Stated task. Copy out every line exactly, passing over the pictures.

Material provided.
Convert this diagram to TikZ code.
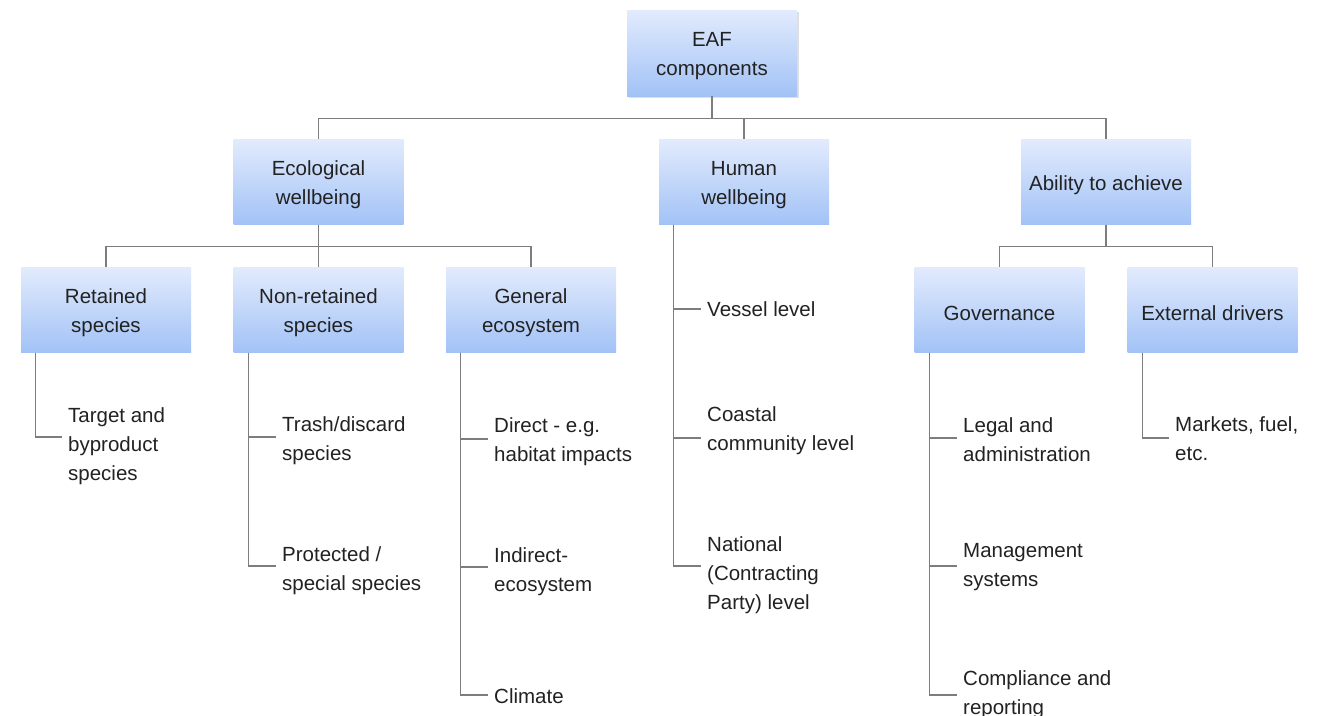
\documentclass[tikz,border=0pt]{standalone}
\usepackage{fontspec}
\setmainfont{Liberation Sans}
\usetikzlibrary{shadows,calc}
\definecolor{boxtop}{RGB}{226,235,253}
\definecolor{boxbot}{RGB}{162,194,246}
\definecolor{linegray}{RGB}{125,125,125}
\definecolor{txt}{RGB}{34,34,34}
\tikzset{
  box/.style={rectangle, minimum width=170pt, minimum height=85pt, inner sep=0pt,
    top color=boxtop, bottom color=boxbot, draw=none},
  boxtext/.style={align=center, inner sep=0pt, text=txt},
  leaf/.style={anchor=west, align=left, inner sep=0pt, text=txt},
  conn/.style={draw=linegray, line width=1.1pt}
}
\newcommand{\bx}[4][]{\node[box,#1] (#2) at (#3) {};
  \node[boxtext] (#2t) at ([yshift=-3pt]#2.center) {#4};}
\begin{document}
\begin{tikzpicture}[x=1pt,y=-1pt,font=\fontsize{20.5}{29}\selectfont]
\useasboundingbox (0,0) rectangle (1319,715);
\fill[white] (0,0) rectangle (1319,715);
\clip (0,0) rectangle (1319,715);
% level 0
\bx[drop shadow={shadow xshift=2pt, shadow yshift=-2pt, opacity=0.25}, minimum height=86pt]{eaf}{712,53}{EAF\\components}
% level 1
\bx{eco}{318.5,182}{Ecological\\wellbeing}
\bx{hum}{744,182}{Human\\wellbeing}
\bx{abl}{1106,182}{Ability to achieve}
% level 2
\bx{ret}{106,310}{Retained\\species}
\bx{nret}{318.5,310}{Non-retained\\species}
\bx{gen}{531,310}{General\\ecosystem}
\bx{gov}{999.5,310}{Governance}
\bx{ext}{1212.5,310}{External drivers}
% leaves
\node[leaf] (t1) at (68,446) {Target and\\byproduct\\species};
\node[leaf] (n1) at (282,440.5) {Trash/discard\\species};
\node[leaf] (n2) at (282,570.5) {Protected /\\special species};
\node[leaf] (g1) at (494,441.5) {Direct - e.g.\\habitat impacts};
\node[leaf] (g2) at (494,571.5) {Indirect-\\ecosystem};
\node[leaf] (g3) at (494,696) {Climate};
\node[leaf] (h1) at (707,309.5) {Vessel level};
\node[leaf] (h2) at (707,431) {Coastal\\community level};
\node[leaf] (h3) at (707,575) {National\\(Contracting\\Party) level};
\node[leaf] (v1) at (963,440) {Legal and\\administration};
\node[leaf] (v2) at (963,567) {Management\\systems};
\node[leaf] (v3) at (963,694.5) {Compliance and\\reporting};
\node[leaf] (x1) at (1175,439) {Markets, fuel,\\etc.};
% tree connectors
\draw[conn] (eaf.south) -- ++(0,22) coordinate (e1) -| (eco.north);
\draw[conn] (e1) -| (hum.north);
\draw[conn] (e1) -| (abl.north);
\draw[conn] (eco.south) -- ++(0,22) coordinate (c1) -| (ret.north);
\draw[conn] (c1) -- (nret.north);
\draw[conn] (c1) -| (gen.north);
\draw[conn] (abl.south) -- ++(0,22) coordinate (a1) -| (gov.north);
\draw[conn] (a1) -| (ext.north);
% leaf connectors
\draw[conn] ([xshift=15pt]ret.south west) |- ([xshift=-6pt,yshift=9pt]t1.west);
\draw[conn] ([xshift=15pt]nret.south west) |- ([xshift=-6pt,yshift=4.5pt]n2.west);
\draw[conn] ([xshift=15pt]nret.south west) |- ([xshift=-6pt,yshift=3.5pt]n1.west);
\draw[conn] ([xshift=15pt]gen.south west) |- ([xshift=-6pt,yshift=1pt]g3.west);
\draw[conn] ([xshift=15pt]gen.south west) |- ([xshift=-6pt,yshift=4.5pt]g2.west);
\draw[conn] ([xshift=15pt]gen.south west) |- ([xshift=-6pt,yshift=2.5pt]g1.west);
\draw[conn] ([xshift=15pt]hum.south west) |- ([xshift=-6pt,yshift=9pt]h3.west);
\draw[conn] ([xshift=15pt]hum.south west) |- ([xshift=-6pt,yshift=-7pt]h2.west);
\draw[conn] ([xshift=15pt]hum.south west) |- ([xshift=-6pt,yshift=0.5pt]h1.west);
\draw[conn] ([xshift=15pt]gov.south west) |- ([xshift=-6pt,yshift=-0.5pt]v3.west);
\draw[conn] ([xshift=15pt]gov.south west) |- ([xshift=-6pt,yshift=1pt]v2.west);
\draw[conn] ([xshift=15pt]gov.south west) |- ([xshift=-6pt,yshift=2pt]v1.west);
\draw[conn] ([xshift=15pt]ext.south west) |- ([xshift=-6pt,yshift=1pt]x1.west);
\end{tikzpicture}
\end{document}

Solution below.
Convert this diagram to TikZ code.
\documentclass[tikz,border=0pt]{standalone}
\usepackage{fontspec}
\setmainfont{Liberation Sans}
\usetikzlibrary{shadows,calc}
\definecolor{boxtop}{RGB}{226,235,253}
\definecolor{boxbot}{RGB}{162,194,246}
\definecolor{linegray}{RGB}{125,125,125}
\definecolor{txt}{RGB}{34,34,34}
\tikzset{
  box/.style={rectangle, minimum width=170pt, minimum height=85pt, inner sep=0pt,
    top color=boxtop, bottom color=boxbot, draw=none},
  boxtext/.style={align=center, inner sep=0pt, text=txt},
  leaf/.style={anchor=west, align=left, inner sep=0pt, text=txt},
  conn/.style={draw=linegray, line width=1.1pt}
}
\newcommand{\bx}[4][]{\node[box,#1] (#2) at (#3) {};
  \node[boxtext] (#2t) at ([yshift=-3pt]#2.center) {#4};}
\begin{document}
\begin{tikzpicture}[x=1pt,y=-1pt,font=\fontsize{20.5}{29}\selectfont]
\useasboundingbox (0,0) rectangle (1319,715);
\fill[white] (0,0) rectangle (1319,715);
\clip (0,0) rectangle (1319,715);
% level 0
\bx[drop shadow={shadow xshift=2pt, shadow yshift=-2pt, opacity=0.25}, minimum height=86pt]{eaf}{712,53}{EAF\\components}
% level 1
\bx{eco}{318.5,182}{Ecological\\wellbeing}
\bx{hum}{744,182}{Human\\wellbeing}
\bx{abl}{1106,182}{Ability to achieve}
% level 2
\bx{ret}{106,310}{Retained\\species}
\bx{nret}{318.5,310}{Non-retained\\species}
\bx{gen}{531,310}{General\\ecosystem}
\bx{gov}{999.5,310}{Governance}
\bx{ext}{1212.5,310}{External drivers}
% leaves
\node[leaf] (t1) at (68,446) {Target and\\byproduct\\species};
\node[leaf] (n1) at (282,440.5) {Trash/discard\\species};
\node[leaf] (n2) at (282,570.5) {Protected /\\special species};
\node[leaf] (g1) at (494,441.5) {Direct - e.g.\\habitat impacts};
\node[leaf] (g2) at (494,571.5) {Indirect-\\ecosystem};
\node[leaf] (g3) at (494,696) {Climate};
\node[leaf] (h1) at (707,309.5) {Vessel level};
\node[leaf] (h2) at (707,431) {Coastal\\community level};
\node[leaf] (h3) at (707,575) {National\\(Contracting\\Party) level};
\node[leaf] (v1) at (963,440) {Legal and\\administration};
\node[leaf] (v2) at (963,567) {Management\\systems};
\node[leaf] (v3) at (963,694.5) {Compliance and\\reporting};
\node[leaf] (x1) at (1175,439) {Markets, fuel,\\etc.};
% tree connectors
\draw[conn] (eaf.south) -- ++(0,22) coordinate (e1) -| (eco.north);
\draw[conn] (e1) -| (hum.north);
\draw[conn] (e1) -| (abl.north);
\draw[conn] (eco.south) -- ++(0,22) coordinate (c1) -| (ret.north);
\draw[conn] (c1) -- (nret.north);
\draw[conn] (c1) -| (gen.north);
\draw[conn] (abl.south) -- ++(0,22) coordinate (a1) -| (gov.north);
\draw[conn] (a1) -| (ext.north);
% leaf connectors
\draw[conn] ([xshift=15pt]ret.south west) |- ([xshift=-6pt,yshift=9pt]t1.west);
\draw[conn] ([xshift=15pt]nret.south west) |- ([xshift=-6pt,yshift=4.5pt]n2.west);
\draw[conn] ([xshift=15pt]nret.south west) |- ([xshift=-6pt,yshift=3.5pt]n1.west);
\draw[conn] ([xshift=15pt]gen.south west) |- ([xshift=-6pt,yshift=1pt]g3.west);
\draw[conn] ([xshift=15pt]gen.south west) |- ([xshift=-6pt,yshift=4.5pt]g2.west);
\draw[conn] ([xshift=15pt]gen.south west) |- ([xshift=-6pt,yshift=2.5pt]g1.west);
\draw[conn] ([xshift=15pt]hum.south west) |- ([xshift=-6pt,yshift=9pt]h3.west);
\draw[conn] ([xshift=15pt]hum.south west) |- ([xshift=-6pt,yshift=-7pt]h2.west);
\draw[conn] ([xshift=15pt]hum.south west) |- ([xshift=-6pt,yshift=0.5pt]h1.west);
\draw[conn] ([xshift=15pt]gov.south west) |- ([xshift=-6pt,yshift=-0.5pt]v3.west);
\draw[conn] ([xshift=15pt]gov.south west) |- ([xshift=-6pt,yshift=1pt]v2.west);
\draw[conn] ([xshift=15pt]gov.south west) |- ([xshift=-6pt,yshift=2pt]v1.west);
\draw[conn] ([xshift=15pt]ext.south west) |- ([xshift=-6pt,yshift=1pt]x1.west);
\end{tikzpicture}
\end{document}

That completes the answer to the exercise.